I got a call from a close friend a few a nights ago who told me that she got into a dispute with her boyfriend. The same boyfriend who always verbally berates her and the same boyfriend who she always manages to go back to. Oh yes and this is the same friend who is absolutely always in an abusive relationship. But this time something appeared to be a little different. The tone of her voice sounded as if she was high. Not high on drugs but high on adrenaline. She reminded me of how fighters sound at my gym after they’ve sparred for the first time, and of course that’s what happened. Her boyfriend flipped out and hit her which is something that a man should never ever do, but at the same time when she told me the story it got complicated.

In real life domestic violence situations are always puzzling which I find to be totally irksome. If abuse in the real world was as clear as how Ike Turner abused Tina in the movie “What’s Love Got to do With It” then I would be a considerably less tormented soul, however, this is never the case. She told me she became suspicious of him dating another woman and even though she has seen at least one other guy while they were together she decided to confront him about it; at his home in the projects, with his two little sisters and mother present, in the middle of the night. He responded by asking her to leave which she refused to do. Instead she decided to tell him about some guy who she “almost” slept with the previous night.

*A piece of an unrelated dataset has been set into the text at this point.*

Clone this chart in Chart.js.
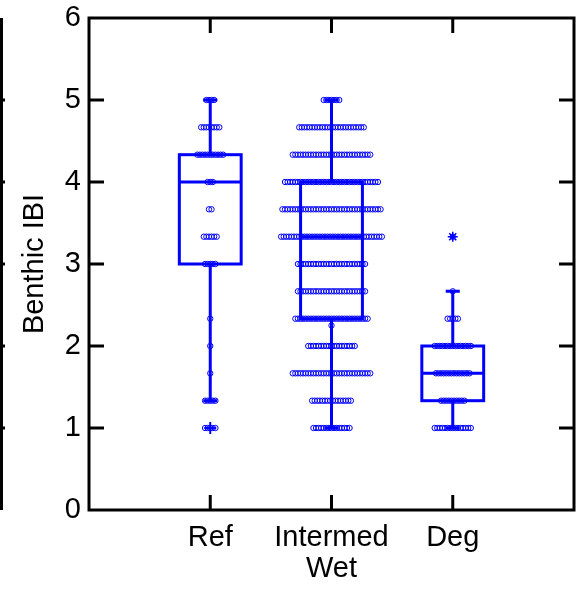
<!DOCTYPE html>
<html lang="en">
<head>
<meta charset="UTF-8">
<title>Benthic IBI</title>
<style>
  html, body { margin: 0; padding: 0; background: #fff; }
  #wrap { width: 582px; height: 590px; position: relative; }
</style>
</head>
<body>
<div id="wrap"><canvas id="myChart"></canvas></div>
<script src="https://cdn.jsdelivr.net/npm/chart.js"></script>
<script>
// categories and the IBI score levels (thirds)
const categories = ['Ref', ['Intermed', 'Wet'], 'Deg'];
const levels = [1.0, 1.333, 1.667, 2.0, 2.333, 2.667, 3.0, 3.333, 3.667, 4.0, 4.333, 4.667, 5.0];

// number of sites at each level
const refCounts      = [5, 5, 1, 1, 1, 0, 5, 6, 2, 3, 11, 8, 4];
const intermedCounts = [15, 16, 31, 19, 29, 27, 27, 40, 39, 37, 31, 26, 7];
const intermedExtra  = [2.25];
const degCounts      = [15, 10, 14, 15, 5, 1, 0, 1, 0, 0, 0, 0, 0];

// box stats: [low whisker, q1, median, q3, high whisker]
const refBox      = [1.333, 3.0, 4.0, 4.333, 5.0];
const intermedBox = [1.0, 2.333, 3.333, 4.0, 5.0];
const degBox      = [1.0, 1.333, 1.667, 2.0, 2.667];
const refOutliers = [1.0];
const degOutliers = [3.333];

const yTicks = [0, 1, 2, 3, 4, 5, 6];
const BLUE = '#0000ff';
const FONT = 'Liberation Sans, Arial, sans-serif';

// spread the points of one level side by side around the category
const STEP = 0.0213;
function strip(pos, counts, extra) {
  const pts = [];
  counts.forEach((n, i) => {
    for (let k = 0; k < n; k++) {
      pts.push({ x: pos + (k - (n - 1) / 2) * STEP, y: levels[i] });
    }
  });
  (extra || []).forEach(v => pts.push({ x: pos, y: v }));
  return pts;
}

const boxPlugin = {
  id: 'boxes',
  beforeDatasetsDraw(chart) {
    const { ctx, scales: { x, y } } = chart;
    ctx.save();
    ctx.strokeStyle = BLUE;
    ctx.lineWidth = 3;
    [refBox, intermedBox, degBox].forEach((b, i) => {
      const cx = x.getPixelForValue(i + 1);
      const hw = x.getPixelForValue(i + 1.255) - cx;
      const cw = x.getPixelForValue(i + 1.058) - cx;
      const [lo, q1, med, q3, hi] = b.map(v => y.getPixelForValue(v));
      ctx.strokeRect(cx - hw, q3, hw * 2, q1 - q3);
      ctx.beginPath();
      ctx.moveTo(cx - hw, med); ctx.lineTo(cx + hw, med);
      ctx.moveTo(cx, q3); ctx.lineTo(cx, hi);
      ctx.moveTo(cx, q1); ctx.lineTo(cx, lo);
      ctx.moveTo(cx - cw, hi); ctx.lineTo(cx + cw, hi);
      ctx.moveTo(cx - cw, lo); ctx.lineTo(cx + cw, lo);
      ctx.stroke();
    });
    ctx.restore();
  }
};

const framePlugin = {
  id: 'frame',
  afterDatasetsDraw(chart) {
    const { ctx, chartArea: a, scales: { x, y } } = chart;
    ctx.save();
    ctx.strokeStyle = '#000';
    ctx.lineWidth = 3;
    ctx.strokeRect(a.left, a.top, a.right - a.left, a.bottom - a.top);
    ctx.beginPath();
    yTicks.slice(1, -1).forEach(v => {
      const py = y.getPixelForValue(v);
      ctx.moveTo(a.left, py); ctx.lineTo(a.left + 15, py);
      ctx.moveTo(a.right, py); ctx.lineTo(a.right - 15, py);
      // edge of the neighbouring panel
      ctx.moveTo(0, py); ctx.lineTo(5, py);
    });
    [1, 2, 3].forEach(v => {
      const px = x.getPixelForValue(v);
      ctx.moveTo(px, a.bottom); ctx.lineTo(px, a.bottom - 15);
      ctx.moveTo(px, a.top); ctx.lineTo(px, a.top + 15);
    });
    ctx.moveTo(1.5, a.top); ctx.lineTo(1.5, a.bottom);
    ctx.stroke();
    ctx.restore();
  }
};

const pointStyle = {
  pointRadius: 2.7,
  pointBorderWidth: 1,
  borderColor: BLUE,
  backgroundColor: 'rgba(0,0,0,0)',
  showLine: false
};

new Chart(document.getElementById('myChart'), {
  type: 'scatter',
  data: {
    datasets: [
      { data: strip(1, refCounts), ...pointStyle },
      { data: strip(2, intermedCounts, intermedExtra), ...pointStyle },
      { data: strip(3, degCounts), ...pointStyle },
      { data: refOutliers.map(v => ({ x: 1, y: v })), pointStyle: 'cross', pointRadius: 6,
        pointBorderWidth: 2, borderColor: BLUE, backgroundColor: BLUE },
      { data: degOutliers.map(v => ({ x: 3, y: v })), pointStyle: 'star', pointRadius: 5,
        pointBorderWidth: 1.5, borderColor: BLUE, backgroundColor: BLUE }
    ]
  },
  options: {
    responsive: true,
    maintainAspectRatio: false,
    animation: false,
    layout: { padding: { top: 18, right: 3, left: 0, bottom: 0 } },
    plugins: { legend: { display: false }, tooltip: { enabled: false } },
    scales: {
      x: {
        type: 'linear', min: 0, max: 4,
        grid: { display: false, drawTicks: false },
        border: { display: false },
        afterBuildTicks: s => { s.ticks = [1, 2, 3].map(v => ({ value: v })); },
        afterFit: s => { s.height = 80; s.paddingLeft = 0; s.paddingRight = 0; },
        ticks: {
          autoSkip: false, maxRotation: 0, padding: 13, color: '#000',
          font: { family: FONT, size: 29, lineHeight: 1.05 },
          callback: v => categories[v - 1]
        }
      },
      y: {
        min: 0, max: 6,
        grid: { display: false, drawTicks: false },
        border: { display: false },
        afterBuildTicks: s => { s.ticks = yTicks.map(v => ({ value: v })); },
        afterFit: s => { s.width = 89; s.paddingTop = 0; s.paddingBottom = 0; },
        ticks: {
          padding: 8, color: '#000',
          font: { family: FONT, size: 29 }
        },
        title: {
          display: true, text: 'Benthic IBI', color: '#000',
          padding: { top: 18, bottom: 0 },
          font: { family: FONT, size: 29 }
        }
      }
    }
  },
  plugins: [boxPlugin, framePlugin]
});
</script>
</body>
</html>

Now at this point in the conversation I began to get nauseous and I’m sure you are too. I was finding it hard to conceal my contempt for her atrocious judgment. And I never want to blame the victim but it was difficult for me to restrain from doing so because I care about the victim and don’t want to see her in that situation again. It’s troubling because my friend is an educated, highly articulate, young poetess. So I can never understand why she puts herself in so many bad spots.

After she says this the guy gets upset and slams her to the ground. She gets up swinging and then he socks her one good time in the face. She says after that she passed out on the bed and woke up an hour later to ask him for ice. He refused. She went back to sleep. She woke up the next morning to his kisses. He asked was she OK, which I guess brought her a certain amount of joy. A few moments later he took her car keys and said he needed to take his little sisters to school. I stopped her after that. It was too much.

I asked her what she was going to do. She said her home girl took pictures of the bruises and she filed a police report. I asked her the same question again and she said she didn’t know. She doesn’t want him in the system because the system won’t help him and she couldn’t say whether or not she was going to get back with him because she needed time to think about. I can’t remember anything else she said because I tuned her out. As smart as the young lady is she’s very stupid.

I just can’t comprehend it. In the past I’ve had a loved one put his freedom and his athletic scholarship on the line to violently defend the honor of his sister who was beaten up by her boyfriend only to see them walk in the house hand in hand a few months later at Thanksgiving dinner. I’ve also been in situations where I felt as though a woman was deliberately pushing my buttons in order for me to strike her and then she considered me to be less of a man when I did no such thing.

I know that there are countless people in the world who have abusive partners and it is something that we need to aggressively pursue an end to as a society but at the same time there is a contingent of people in this world who seem to find a certain peace inside the chaos of an abusive relationship. For some people who grew up in abusive households violence is to dating just as dinner is to a movie. I’m wondering is it still abuse if someone goes out of their way to make it happen or is it merely a perverse partnership only understood by a select few. I’m not sure I’ll ever know.